No fundo, pode-se duvidar dos critérios que a levaram a formar um ministério que, em menos de um ano, foi obrigado a apelar para estepes que substituíssem as rodas que se furaram durante o caminho.

Perdoa-se a má avaliação dos auxiliares, são coisas que acontecem e ninguém está livre de cometer erros. Mas não se pode perdoar o último comentário feito pela presidente a propósito de seu amigo Fernando Pimentel, considerando que o episódio que está desgastando o governo como um todo seja um assunto da vida pessoal do ministro -o qual, nem ela nem a classe política e muito menos a mídia têm o direito de invadir.
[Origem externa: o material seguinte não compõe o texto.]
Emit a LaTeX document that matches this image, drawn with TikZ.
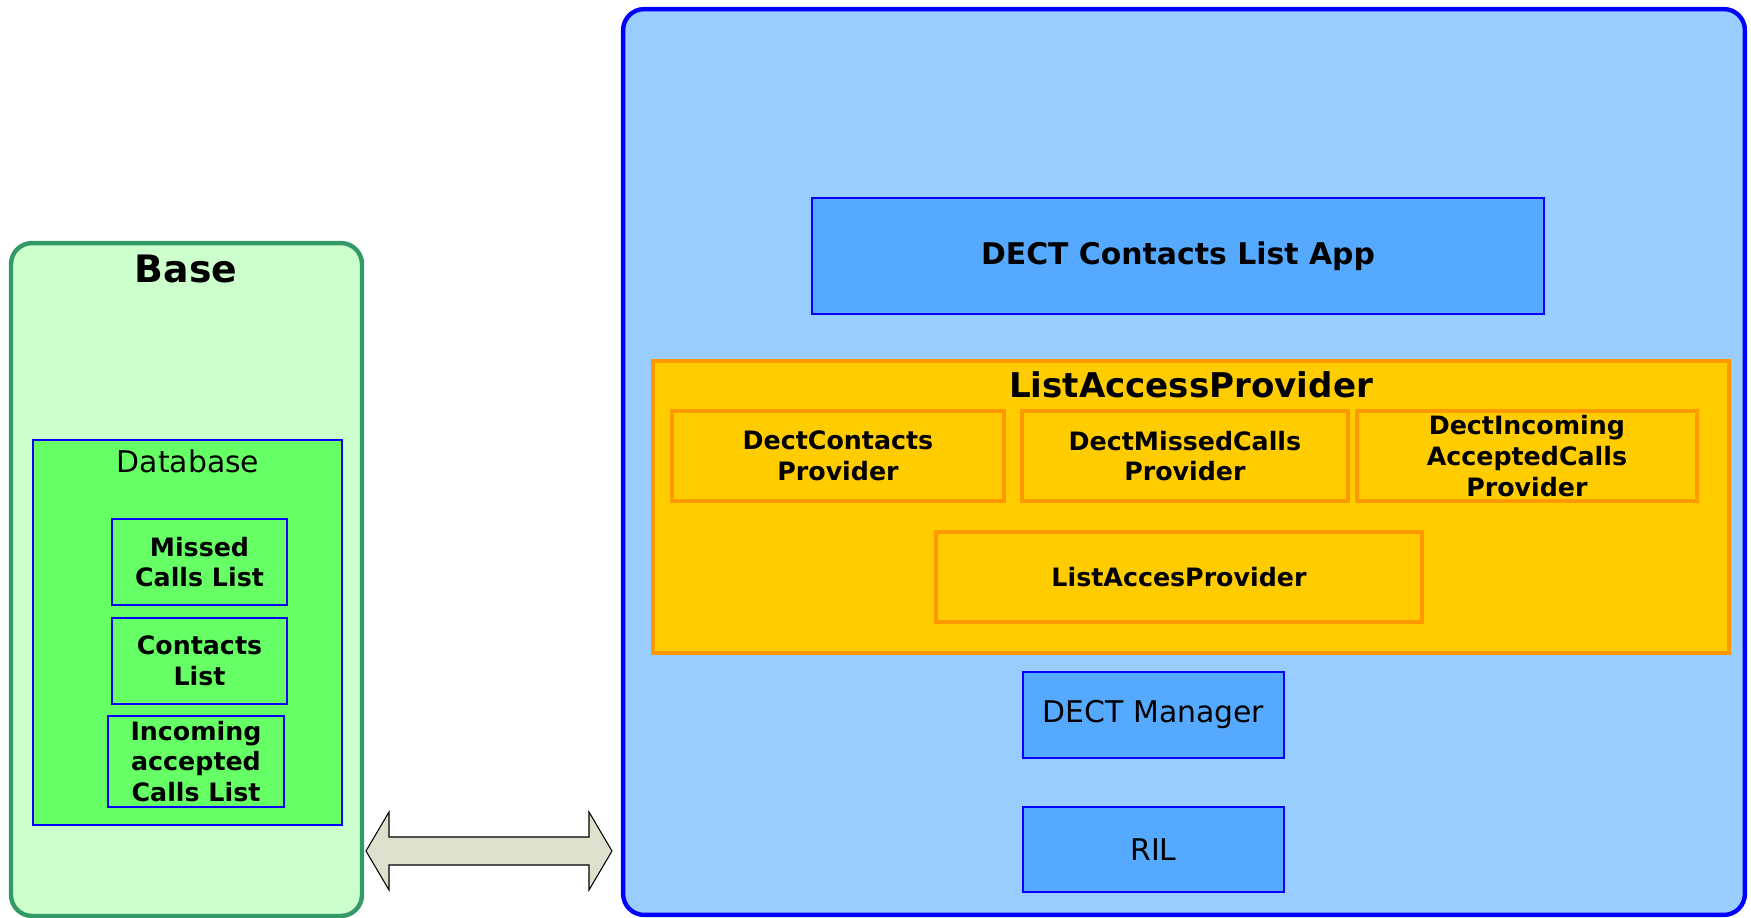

Não é segredo para ninguém que a candidatura vitoriosa da presidente teve dois eixos decisivos de apoio: Palocci e Pimentel.

Justamente no espaço da formação do ministério e dos cargos principais, foram eles os mais importantes na busca de verbas e nomes, função que nunca fica limitada à vida particular de um cidadão, mas influi poderosamente nos rumos de um governo.

A agonia da demissão de Palocci demorou e deixou alguns estragos. Sem querer comparar o volume de provas, observando-se apenas a agonia de Pimentel, percebe-se que os casos podem não ser idênticos, mas são análogos. Sobretudo na prolongada hesitação da presidente em reconhecer a necessidade de trocar as rodas avariadas por isso ou por aquilo.